Si l’Ae a constaté une amélioration globale des évaluations environnementales sur les projets soumis à ses avis, elle a toutefois noté que les impacts de ces projets sur l’eau étaient en général peu abordés, surtout pour les zones humides et, dans une moindre mesure, pour les eaux souterraines. Ainsi, plus du tiers de ses avis sur des projets comportent au moins une recommandation sur la thématique de l’eau : « La prise en compte des zones humides dans les dossiers souffre d’une mauvaise caractérisation spatiale, mais aussi fonctionnelle, et de l’absence fréquente d’une démarche d’évitement, de réduction et de compensation (ERC) adaptée. » Les projets de zones d’aménagement concerté ou de grandes infrastructures linéaires sont les plus déficients dans ce domaine.

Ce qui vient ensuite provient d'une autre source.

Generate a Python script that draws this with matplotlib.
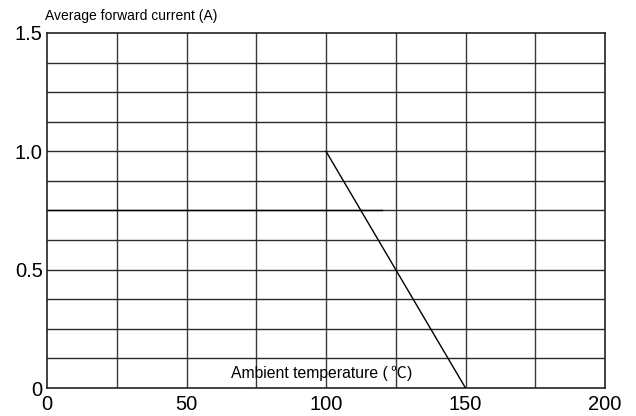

Concernant les eaux souterraines, les évaluations environnementales des projets s’en tiennent souvent aux masses d’eau, alors qu’il conviendrait d’envisager plutôt leur état à l’échelle du projet : « La notion administrative de masse d’eau souterraine peut regrouper plusieurs nappes, et ainsi moyenner des situations très différentes en matière de qualité des eaux et de sensibilité aux pollutions, alors que ce sont les enjeux locaux de la nappe et les impacts du projet sur cette nappe qui doivent être analysés », avertit le rapport annuel. Quant à la notion de périmètre de protection de captage, elle est à l’inverse trop limitée : c’est l’ensemble de la ressource en eau qui doit être protégée, donc la nappe et son aire d’alimentation, et non le seul captage.

Pour les projets routiers, la réglementation impose des dispositifs de prévention des pollutions par les eaux pluviales et de ruissellement, mais cela ne concerne que les tronçons nouveaux. L’Ae souhaite que cette logique soit étendue à l’ensemble de la plateforme de l’axe routier auquel un tronçon nouveau est ajouté, surtout en cas d’infiltration des eaux ainsi recueillies : « cette recommandation aurait vocation à s’appliquer à l’ensemble des projets routiers et à faire l’objet d’une étude nationale générique ».

Comme pour la politique de l’eau, un ensemble de coïncidences a fait que l’Ae a eu à examiner en 2021 plusieurs projets importants concernant la filière nucléaire française ; elle lui a d’ailleurs consacré un autre chapitre de son rapport annuel. Mais elle en a profité pour se pencher sur les rejets liquides de ces installations nucléaires de base : « Nous avons été surpris de découvrir les niveaux des rejets chimiques de ces installations », a résumé pudiquement son président, Philippe Ledenvic, en présentant ce rapport à la presse jeudi dernier : azote et nitrates, chlore et monochloramine ainsi que leurs dérivés organohalogénés, parfois toxiques.

Pas assez de démarches ERC dans le nucléaire

Ainsi, dans son avis sur la centrale nucléaire de Belleville, l’Ae recommande « d’approfondir les études d’amélioration de la qualité de l’eau injectée dans les circuits de refroidissement en vue de réduire les consommations d’eau, les quantités utilisées de produits de traitement et ainsi les rejets de dérivés chlorés et de métaux toxiques ». En général, les études d’impact des sites nucléaires se fixent pour principal objectif de démontrer que les rejets maximaux préservent le bon état de l’environnement immédiat, sans réellement conduire de démarche ERC ni de démarche d’optimisation, pourtant attendue en matière de radioprotection.